-- Data excerpt --

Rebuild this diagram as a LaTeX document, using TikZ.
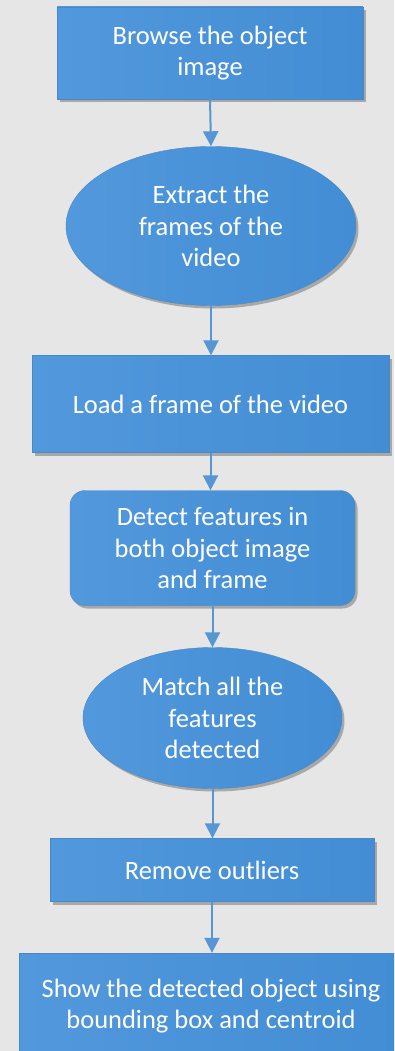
\documentclass[tikz,border=0pt]{standalone}
\usepackage{fontspec}
\setmainfont{Carlito}
\usetikzlibrary{shapes.geometric,shadows,arrows.meta}
\definecolor{bg}{RGB}{230,230,230}
\definecolor{boxL}{RGB}{82,152,220}
\definecolor{boxR}{RGB}{66,141,212}
\definecolor{edge}{RGB}{72,136,196}
\definecolor{arr}{RGB}{86,150,212}
\tikzset{
  base/.style={left color=boxL, right color=boxR, draw=edge, line width=0.4pt,
    text=white, align=center, inner sep=0pt,
    font=\fontsize{26.5}{31.5}\selectfont,
    drop shadow={shadow xshift=2.5pt, shadow yshift=-3pt, opacity=0.4, fill=black!70}},
  rectbox/.style={base, rectangle},
  roundbox/.style={base, rectangle, rounded corners=15pt},
  ellbox/.style={base, ellipse},
  flow/.style={draw=arr, line width=2pt, -{Triangle[width=15pt,length=15pt]}}
}
\begin{document}
\begin{tikzpicture}[x=1pt,y=1pt]
\fill[bg] (0,0) rectangle (394,-1051);
\useasboundingbox (0,0) rectangle (394,-1051);
\clip (0,0) rectangle (394,-1051);
\node[rectbox, minimum width=306pt, minimum height=92pt] (b1) at (210,-53) {Browse the object\\image};
\node[ellbox, minimum width=290pt, minimum height=159pt] (e2) at (211,-226) {Extract the\\frames of the\\video};
\node[rectbox, minimum width=357pt, minimum height=97pt] (b3) at (210.5,-404) {Load a frame of the video};
\node[roundbox, minimum width=285pt, minimum height=115pt] (b4) at (212.5,-548) {Detect features in\\both object image\\and frame};
\node[ellbox, minimum width=259pt, minimum height=141pt] (e5) at (212.5,-718) {Match all the\\features\\detected};
\node[rectbox, minimum width=324pt, minimum height=63pt] (b6) at (212,-870) {Remove outliers};
\node[rectbox, minimum width=384pt, minimum height=106pt] (b7) at (211,-1006) {Show the detected object using\\bounding box and centroid};
\draw[flow] (b1.south) -- (e2.north);
\draw[flow] (e2.south) -- (b3.north -| e2.south);
\draw[flow] (b3.south) -- (b4.north -| b3.south);
\draw[flow] (b4.south) -- (e5.north);
\draw[flow] (e5.south) -- (b6.north -| e5.south);
\draw[flow] (b6.south) -- (b7.north -| b6.south);
\end{tikzpicture}
\end{document}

-- Directions for this task --
All of the material above needs to be restated exactly, with no pictures.

-- Full output --
Rebuild this diagram as a LaTeX document, using TikZ.
\documentclass[tikz,border=0pt]{standalone}
\usepackage{fontspec}
\setmainfont{Carlito}
\usetikzlibrary{shapes.geometric,shadows,arrows.meta}
\definecolor{bg}{RGB}{230,230,230}
\definecolor{boxL}{RGB}{82,152,220}
\definecolor{boxR}{RGB}{66,141,212}
\definecolor{edge}{RGB}{72,136,196}
\definecolor{arr}{RGB}{86,150,212}
\tikzset{
  base/.style={left color=boxL, right color=boxR, draw=edge, line width=0.4pt,
    text=white, align=center, inner sep=0pt,
    font=\fontsize{26.5}{31.5}\selectfont,
    drop shadow={shadow xshift=2.5pt, shadow yshift=-3pt, opacity=0.4, fill=black!70}},
  rectbox/.style={base, rectangle},
  roundbox/.style={base, rectangle, rounded corners=15pt},
  ellbox/.style={base, ellipse},
  flow/.style={draw=arr, line width=2pt, -{Triangle[width=15pt,length=15pt]}}
}
\begin{document}
\begin{tikzpicture}[x=1pt,y=1pt]
\fill[bg] (0,0) rectangle (394,-1051);
\useasboundingbox (0,0) rectangle (394,-1051);
\clip (0,0) rectangle (394,-1051);
\node[rectbox, minimum width=306pt, minimum height=92pt] (b1) at (210,-53) {Browse the object\\image};
\node[ellbox, minimum width=290pt, minimum height=159pt] (e2) at (211,-226) {Extract the\\frames of the\\video};
\node[rectbox, minimum width=357pt, minimum height=97pt] (b3) at (210.5,-404) {Load a frame of the video};
\node[roundbox, minimum width=285pt, minimum height=115pt] (b4) at (212.5,-548) {Detect features in\\both object image\\and frame};
\node[ellbox, minimum width=259pt, minimum height=141pt] (e5) at (212.5,-718) {Match all the\\features\\detected};
\node[rectbox, minimum width=324pt, minimum height=63pt] (b6) at (212,-870) {Remove outliers};
\node[rectbox, minimum width=384pt, minimum height=106pt] (b7) at (211,-1006) {Show the detected object using\\bounding box and centroid};
\draw[flow] (b1.south) -- (e2.north);
\draw[flow] (e2.south) -- (b3.north -| e2.south);
\draw[flow] (b3.south) -- (b4.north -| b3.south);
\draw[flow] (b4.south) -- (e5.north);
\draw[flow] (e5.south) -- (b6.north -| e5.south);
\draw[flow] (b6.south) -- (b7.north -| b6.south);
\end{tikzpicture}
\end{document}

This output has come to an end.